The Supreme Court in July ordered legislators to change the boundaries of eight districts, ruling that previous map-drawing efforts violated voter-approved standards that ban drawing up districts to benefit incumbents or a political party. The Legislature was sued by a coalition of groups including the League of Women Voters and Common Cause. The court gave legislators 100 days to draw up new maps in order to have them in place by the 2016 elections.

Legislative staff and lawyers used the court’s instructions - which included shifting the seat of U.S. Rep. Corrine Brown to an east-west configuration - to draw up a map that would have altered the state’s political landscape. It was a map that if adopted could lead to the possible ouster of several incumbents in Congress, including U.S. Reps. Dan Webster and Gwen Graham.

But the Senate pushed to tweak the geography of congressional districts in the Tampa Bay and central Florida region. The biggest change involved the district of U.S. Rep. Dennis Ross, a Lakeland Republican and would have shifted most of it into Hillsborough County. The change was instigated by Sen. Tom Lee who said his goal was to give additional clout to his home county.

House leaders, however, refused to go along with that proposal and suggested the court would question whether the move was done for some parochial interest. Lee has said he had no interest currently in running for Congress.

When House and Senate Republicans held a Friday morning meeting to make a last-ditch effort to work out their differences it ended acrimoniously with the sight of Sen. Bill Galvano leading a contingent of senators out the door while Rep. Jose Oliva was still talking about the proposals.

Galvano, a Bradenton Republican, contended House criticisms of the Senate plan had “no merit” legally. He and other senators also argued legislators had a right to have a final say in the map and not relegate everything to attorneys and legislative staff.

“We really believe very strongly that the legislative branch should be the ones that are drawing these maps,” said Senate President Andy Gardiner.

Democrats in the minority wasted little time in criticizing Republicans for their failure to pass a new congressional map.

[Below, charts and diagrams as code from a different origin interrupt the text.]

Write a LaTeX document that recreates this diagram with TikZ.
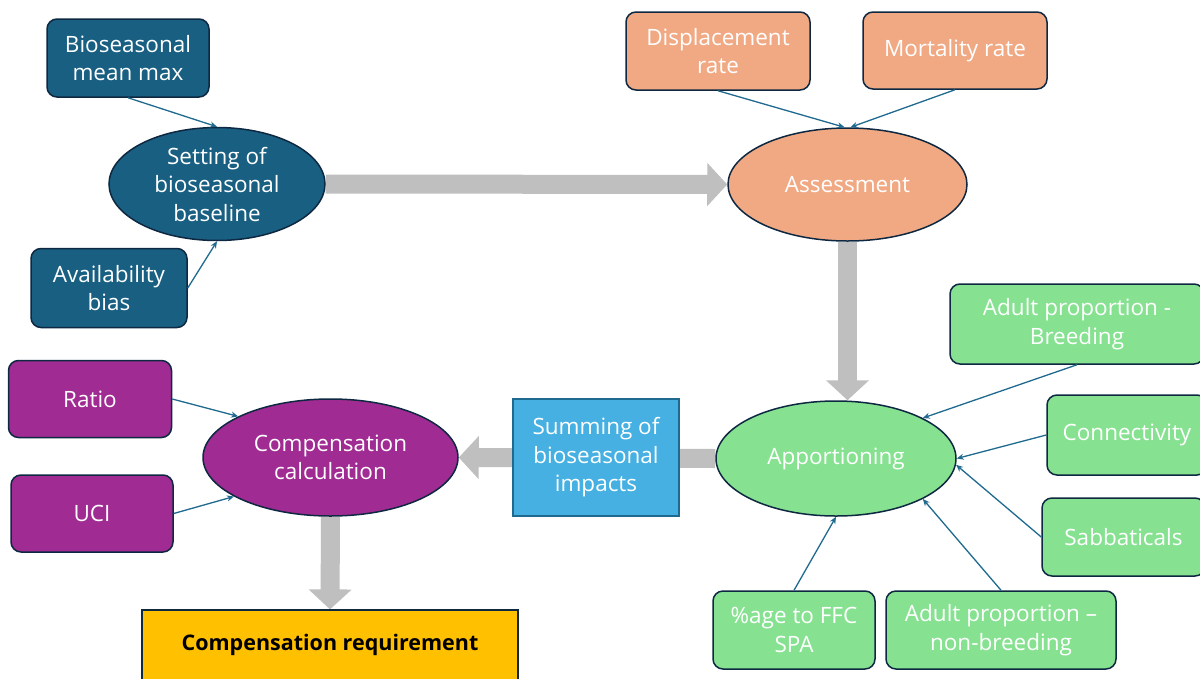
\documentclass[tikz,border=0pt]{standalone}
\usepackage{fontspec}
\setmainfont{Open Sans}
\usetikzlibrary{shapes.geometric,arrows.meta,backgrounds}
\definecolor{teal1}{HTML}{185F82}
\definecolor{orng}{HTML}{F1A983}
\definecolor{grn}{HTML}{86E291}
\definecolor{purp}{HTML}{A02B93}
\definecolor{skyb}{HTML}{45B0E1}
\definecolor{yell}{HTML}{FFC000}
\definecolor{dkline}{HTML}{0E2841}
\definecolor{linkc}{HTML}{1F6A8E}
\definecolor{arrg}{HTML}{BFBFBF}
\begin{document}
\begin{tikzpicture}[x=1pt,y=-1pt,
  base/.style={draw=dkline, line width=1.5pt, text=white, align=center,
    font=\fontsize{22.5}{28.5}\selectfont, inner sep=0pt},
  rbox/.style={base, rectangle, rounded corners=10pt},
  ell/.style={base, ellipse},
  link/.style={draw=linkc, line width=1.3pt, -{Stealth[length=7pt,width=6pt]}},
  big/.style={draw=arrg, line width=19pt, -{Triangle[length=20pt,width=42pt]}}]
\useasboundingbox (0,0) rectangle (1200,678);

% top-left group
\node[rbox, fill=teal1, minimum width=162pt, minimum height=78pt] (bmm) at (128,58) {Bioseasonal\\mean max};
\node[rbox, fill=teal1, minimum width=156pt, minimum height=79pt] (ab) at (109,288) {Availability\\bias};
\node[ell, fill=teal1, minimum width=216pt, minimum height=113pt] (set) at (217,184) {Setting of\\bioseasonal\\baseline};

% top-right group
\node[rbox, fill=orng, minimum width=184pt, minimum height=78pt] (disp) at (718,51) {Displacement\\rate};
\node[rbox, fill=orng, minimum width=184pt, minimum height=77pt] (mort) at (955,50.5) {Mortality rate};
\node[ell, fill=orng, minimum width=239pt, minimum height=113pt] (ass) at (847.5,184.5) {Assessment};

% apportioning group
\node[ell, fill=grn, minimum width=240pt, minimum height=115pt] (app) at (836,458.5) {Apportioning};
\node[rbox, fill=grn, minimum width=254pt, minimum height=80pt] (apb) at (1077,324) {Adult proportion -\\Breeding};
\node[rbox, fill=grn, minimum width=160pt, minimum height=80pt] (con) at (1127,435) {Connectivity};
\node[rbox, fill=grn, minimum width=163pt, minimum height=78pt] (sab) at (1123.5,537) {Sabbaticals};
\node[rbox, fill=grn, minimum width=162pt, minimum height=78pt] (ffc) at (794,630) {\%age to FFC\\SPA};
\node[rbox, fill=grn, minimum width=230pt, minimum height=78pt] (anb) at (1001,630) {Adult proportion –\\non-breeding};

% summing
\node[base, rectangle, draw=linkc, line width=1.2pt, fill=skyb, minimum width=166pt, minimum height=117pt] (sum) at (596,457.5) {Summing of\\bioseasonal\\impacts};

% compensation group
\node[ell, fill=purp, minimum width=255pt, minimum height=117pt] (cc) at (330.5,457.5) {Compensation\\calculation};
\node[rbox, fill=purp, minimum width=163pt, minimum height=77pt] (ratio) at (90,399) {Ratio};
\node[rbox, fill=purp, minimum width=162pt, minimum height=77pt] (uci) at (92,513.5) {UCI};
\node[base, rectangle, fill=yell, text=black, line width=1.2pt, minimum width=376pt, minimum height=70pt, font=\fontsize{21.5}{24}\selectfont\bfseries] (req) at (330,645) {Compensation requirement};

% thin connectors
\draw[link] (bmm.south) -- (set.north);
\draw[link] (ab.east) -- (set.south);
\draw[link] (disp.south) -- ([xshift=-3pt]ass.north);
\draw[link] (mort.south) -- ([xshift=3pt]ass.north);
\draw[link] (apb.south) -- (app.25.5);
\draw[link] (con.west) -- (app.east);
\draw[link] (sab.west) -- (app.-3);
\draw[link] (ffc.north) -- (app.south);
\draw[link] (anb.north) -- (app.-25.7);
\draw[link] (ratio.east) -- (cc.156);
\draw[link] (uci.east) -- (cc.202);

% big grey arrows
\begin{scope}[on background layer]
\fill[white] (0,0) rectangle (1200,678);
\draw[big] (set.east) -- (ass.west);
\draw[big] (ass.south) -- (ass.south |- app.north);
\draw[big] (app.west) -- (cc.east);
\draw[big] (cc.south) -- (req.north);
\end{scope}
\end{tikzpicture}
\end{document}
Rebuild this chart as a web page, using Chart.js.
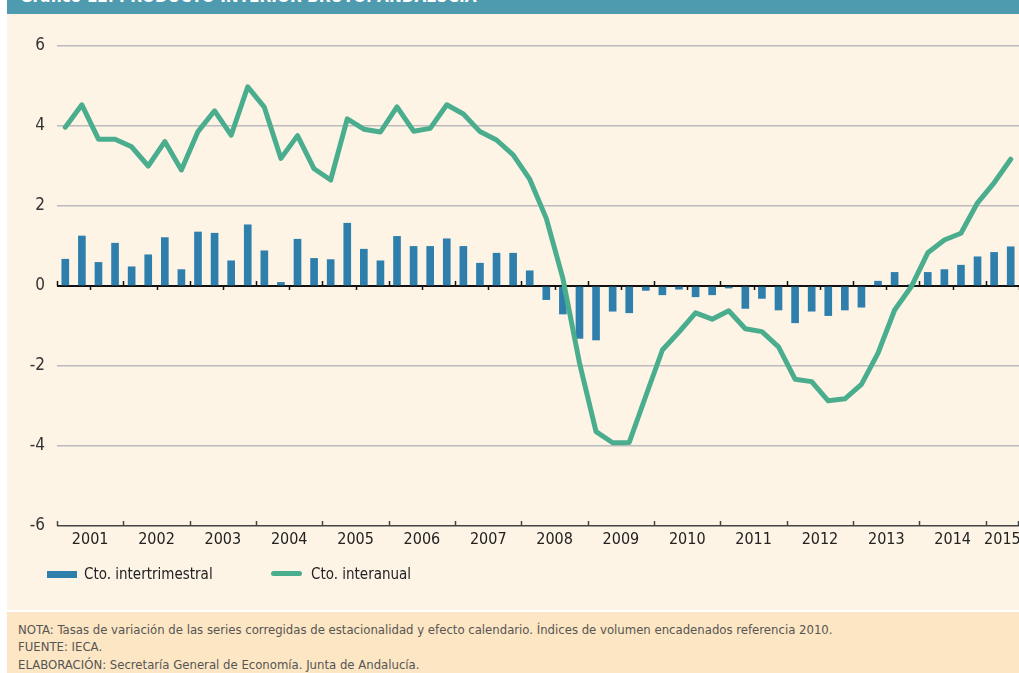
<!DOCTYPE html>
<html>
<head>
<meta charset="utf-8">
<style>
    body { margin: 0; width: 1019px; height: 673px; overflow: hidden; background: #ffffff;
           font-family: 'Liberation Sans Narrow', 'DejaVu Sans Condensed', 'Roboto', sans-serif; }
    #header { position: absolute; left: 7px; top: 0; width: 1012px; height: 14px; background: #4e9bb0; overflow: hidden; }
    #header span { position: absolute; left: 13px; top: -12px; font-size: 17px; line-height: 16px; font-weight: bold; color: #ffffff; white-space: nowrap; }
    #panel { position: absolute; left: 7px; top: 14px; width: 1012px; height: 596px; background: #fdf4e6; }
    #chartId { position: absolute; left: 7px; top: 14px; }
    .leg { position: absolute; top: 564px; font-size: 15px; line-height: 20px; color: #222; white-space: nowrap; }
    .mark { position: absolute; }
    #note { position: absolute; left: 7px; top: 612px; width: 1012px; height: 61px; background: #fde6c3; }
    #note div { position: absolute; left: 11px; font-size: 13px; line-height: 14px; color: #555; white-space: nowrap; }
</style>
</head>
<body>
    <div id="header"><span>Gráfico 12. PRODUCTO INTERIOR BRUTO. ANDALUCÍA</span></div>
    <div id="panel"></div>
    <canvas id="chartId" width="1012" height="596"></canvas>

    <!-- leyenda -->
    <div class="mark" style="left:47px; top:571px; width:30px; height:7px; background:#2f7fad;"></div>
    <div class="leg" style="left:84px;">Cto. intertrimestral</div>
    <div class="mark" style="left:271px; top:571px; width:31px; height:5px; border-radius:3px; background:#4aae8e;"></div>
    <div class="leg" style="left:311px;">Cto. interanual</div>

    <div id="note">
        <div style="top:11px;">NOTA: Tasas de variación de las series corregidas de estacionalidad y efecto calendario. Índices de volumen encadenados referencia 2010.</div>
        <div style="top:28px;">FUENTE: IECA.</div>
        <div style="top:46px;">ELABORACIÓN: Secretaría General de Economía. Junta de Andalucía.</div>
    </div>

    <script src="https://cdn.jsdelivr.net/npm/chart.js"></script>
    <script>
        // datos (trimestrales 2001T1 - 2015T2)
        const years = [2001, 2002, 2003, 2004, 2005, 2006, 2007, 2008, 2009, 2010, 2011, 2012, 2013, 2014, 2015];
        const quartersLastYear = 2;
        const yTicks = [-6, -4, -2, 0, 2, 4, 6];

        const intertrimestral = [
            0.67, 1.25, 0.59, 1.07, 0.48, 0.78, 1.21, 0.41, 1.35, 1.32, 0.63, 1.53,
            0.88, 0.09, 1.17, 0.69, 0.66, 1.57, 0.92, 0.63, 1.24, 0.99, 0.99, 1.18,
            0.99, 0.57, 0.82, 0.82, 0.38, -0.34, -0.7, -1.31, -1.35, -0.63, -0.67, -0.11,
            -0.22, -0.08, -0.27, -0.22, -0.05, -0.56, -0.31, -0.6, -0.92, -0.63, -0.74, -0.6,
            -0.53, 0.12, 0.34, 0.03, 0.34, 0.41, 0.52, 0.73, 0.84, 0.98
        ];
        const interanual = [
            3.97, 4.53, 3.67, 3.67, 3.48, 3.0, 3.61, 2.9, 3.86, 4.38, 3.77, 4.98,
            4.47, 3.19, 3.76, 2.93, 2.65, 4.18, 3.92, 3.85, 4.48, 3.87, 3.94, 4.53,
            4.3, 3.86, 3.65, 3.28, 2.67, 1.69, 0.19, -1.92, -3.64, -3.92, -3.91, -2.75,
            -1.6, -1.15, -0.67, -0.83, -0.62, -1.07, -1.14, -1.52, -2.33, -2.39, -2.87, -2.82,
            -2.46, -1.68, -0.6, -0.02, 0.83, 1.15, 1.32, 2.08, 2.58, 3.17
        ];

        // etiquetas de categoria: 2001T1 ...
        const labels = [];
        years.forEach((y, i) => {
            const nq = i === years.length - 1 ? quartersLastYear : 4;
            for (let q = 1; q <= nq; q++) labels.push(y + 'T' + q);
        });

        const FONT = "'Liberation Sans Narrow', 'DejaVu Sans Condensed', 'Roboto', sans-serif";

        // ticks del eje y años bajo el eje
        const axisDeco = {
            id: 'axisDeco',
            afterDatasetsDraw(chart) {
                const { ctx, scales: { x, y } } = chart;
                const w = x.getPixelForTick(1) - x.getPixelForTick(0);
                const edge = k => x.getPixelForTick(0) - w / 2 + k * w;
                const y0 = y.getPixelForValue(0);
                const yb = y.getPixelForValue(-6);
                ctx.save();
                ctx.strokeStyle = '#111';
                ctx.lineWidth = 1.5;
                for (let k = 0; k <= labels.length; k += 2) {
                    const px = Math.round(edge(k)) + 0.5;
                    ctx.beginPath();
                    if (k % 4 === 0) {
                        ctx.moveTo(px, y0); ctx.lineTo(px, y0 - 5);
                    } else {
                        ctx.moveTo(px, y0); ctx.lineTo(px, y0 + 4);
                    }
                    ctx.stroke();
                }
                ctx.strokeStyle = '#444';
                for (let k = 0; k <= labels.length; k += 4) {
                    const px = Math.round(Math.min(edge(k), x.right - 1)) + 0.5;
                    ctx.beginPath();
                    ctx.moveTo(px, yb); ctx.lineTo(px, yb - 5);
                    ctx.stroke();
                }
                const last = Math.round(x.right) - 0.5;
                ctx.beginPath(); ctx.moveTo(last, yb); ctx.lineTo(last, yb - 5); ctx.stroke();

                ctx.fillStyle = '#222';
                ctx.font = '16px ' + FONT;
                ctx.textAlign = 'center';
                ctx.textBaseline = 'middle';
                years.forEach((yr, i) => {
                    const a = i * 4;
                    const n = i === years.length - 1 ? quartersLastYear : 4;
                    const cx = (edge(a) + edge(a + n)) / 2;
                    ctx.fillText(String(yr), cx, yb + 14);
                });
                ctx.restore();
            }
        };

        new Chart(document.getElementById('chartId'), {
            data: {
                labels: labels,
                datasets: [{
                    type: 'line',
                    label: 'Cto. interanual',
                    data: interanual,
                    borderColor: '#4aae8e',
                    borderWidth: 5,
                    pointRadius: 0,
                    tension: 0,
                    borderJoinStyle: 'round',
                    borderCapStyle: 'round',
                    order: 1
                }, {
                    type: 'bar',
                    label: 'Cto. intertrimestral',
                    data: intertrimestral,
                    backgroundColor: '#2f7fad',
                    barThickness: 7,
                    order: 2
                }]
            },
            options: {
                responsive: false,
                animation: false,
                devicePixelRatio: 1,
                layout: { padding: { top: 32, bottom: 84, left: 0, right: 0 } },
                plugins: { legend: { display: false }, tooltip: { enabled: false } },
                scales: {
                    x: {
                        offset: true,
                        grid: { display: false, drawTicks: false },
                        border: { display: false },
                        ticks: { display: false },
                        afterFit: s => { s.height = 0; }
                    },
                    y: {
                        min: -6,
                        max: 6,
                        afterBuildTicks: s => { s.ticks = yTicks.map(v => ({ value: v })); },
                        border: { display: false },
                        grid: {
                            drawTicks: false,
                            color: c => c.tick.value === 0 ? '#111' : (c.tick.value === -6 ? '#444' : '#bcbcbc'),
                            lineWidth: c => c.tick.value === 0 ? 2 : 1.5
                        },
                        ticks: { padding: 12, color: '#333', font: { size: 17, family: FONT } },
                        afterFit: s => { s.width = 50; }
                    }
                }
            },
            plugins: [axisDeco]
        });
    </script>
</body>
</html>
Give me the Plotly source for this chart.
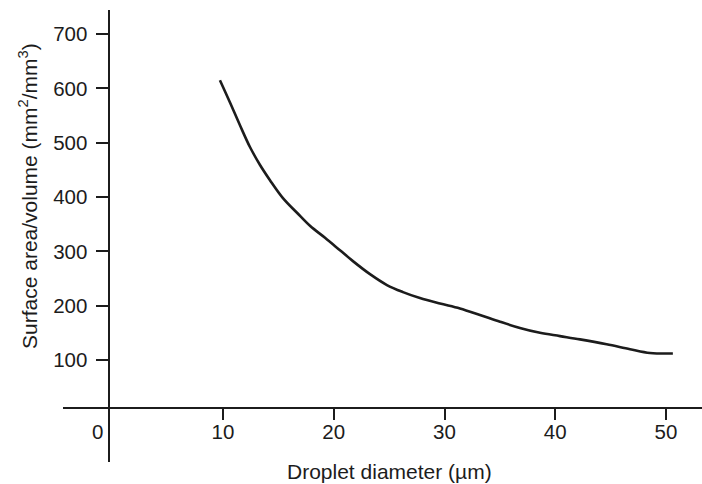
import plotly.graph_objects as go

# Data
diameter_um = [9.72, 10.63, 11.53, 12.43, 13.34, 14.24, 15.41, 16.68, 17.85, 19.21,
               20.56, 21.73, 23.27, 24.80, 26.25, 27.78, 29.59, 31.39, 33.20, 35.01,
               36.81, 38.62, 40.43, 42.23, 44.64, 46.75, 48.55, 50.62]
surface_per_volume = [615, 574, 532, 492, 459, 431, 398, 371, 347, 325,
                      302, 282, 258, 238, 225, 214, 204, 195, 183, 170.5,
                      159, 150, 144, 138, 129, 120, 113, 112]
x_tickvals = [10, 20, 30, 40, 50]
y_tickvals = [100, 200, 300, 400, 500, 600, 700]
x_title = "Droplet diameter (µm)"
y_title = "Surface area/volume (mm<sup>2</sup>/mm<sup>3</sup>)"

FONT = "Liberation Sans, Arial, sans-serif"
INK = "#1c1c1c"

fig = go.Figure()
fig.add_trace(go.Scatter(
    x=diameter_um, y=surface_per_volume, mode="lines",
    line=dict(color=INK, width=2.6, shape="spline", smoothing=1.0),
    hoverinfo="skip", showlegend=False,
))

W, H = 702, 484
ml, mr, mt, mb = 63, 0, 10, 22
plot_w = W - ml - mr
plot_h = H - mt - mb
x_axis_px = 408      # pixel row of the x-axis line
y_axis_px = 108.5    # pixel column of the y-axis line
x_axis_pos = (mt + plot_h - x_axis_px) / plot_h


def px_x(p):
    return (p - ml) / plot_w


def px_y(p):
    return (mt + plot_h - p) / plot_h


fig.update_layout(
    width=W, height=H,
    margin=dict(l=ml, r=mr, t=mt, b=mb, autoexpand=False),
    paper_bgcolor="white", plot_bgcolor="white",
    font=dict(family=FONT, color=INK, size=20),
    xaxis=dict(
        range=[-4.45, 53.25], anchor="free", position=x_axis_pos,
        tickvals=x_tickvals, ticks="outside", ticklen=11, tickwidth=1.5, tickcolor=INK,
        ticklabelstandoff=-6,
        showline=True, linecolor=INK, linewidth=2,
        showgrid=False, zeroline=False,
        tickfont=dict(size=20.5, color=INK),
        automargin=False,
    ),
    yaxis=dict(
        range=[-87.7, 744.2], anchor="free", position=px_x(y_axis_px),
        tickvals=y_tickvals, ticks="outside", ticklen=12, tickwidth=1.5, tickcolor=INK,
        ticklabelstandoff=4,
        showline=True, linecolor=INK, linewidth=2,
        showgrid=False, zeroline=False,
        tickfont=dict(size=20.5, color=INK),
        automargin=False,
    ),
    annotations=[
        dict(text="0", x=0, xref="x", y=x_axis_pos, yref="paper",
             xanchor="center", yanchor="top", xshift=-15, yshift=-10, showarrow=False,
             font=dict(size=20.5, color=INK, family=FONT)),
        dict(text=x_title, x=px_x(390), xref="paper", y=px_y(471), yref="paper",
             xanchor="center", yanchor="middle", showarrow=False,
             font=dict(size=21, color=INK, family=FONT)),
        dict(text=y_title, x=px_x(28), xref="paper", y=px_y(196), yref="paper",
             xanchor="center", yanchor="middle", textangle=-90, showarrow=False,
             font=dict(size=21, color=INK, family=FONT)),
    ],
)

fig.write_html("out.html")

They said that the stalemate among legislators shows that the job of drawing new districts should be given over to an independent commission.

“When egos continue to prevail over the oath each of us took to uphold the constitution, it’s time to question the master we’re serving,’ said Senate Democratic Leader Arthenia Joyner. “Given the outcome we’ve seen over this reapportionment process, the answer, sadly, has not always been the people.”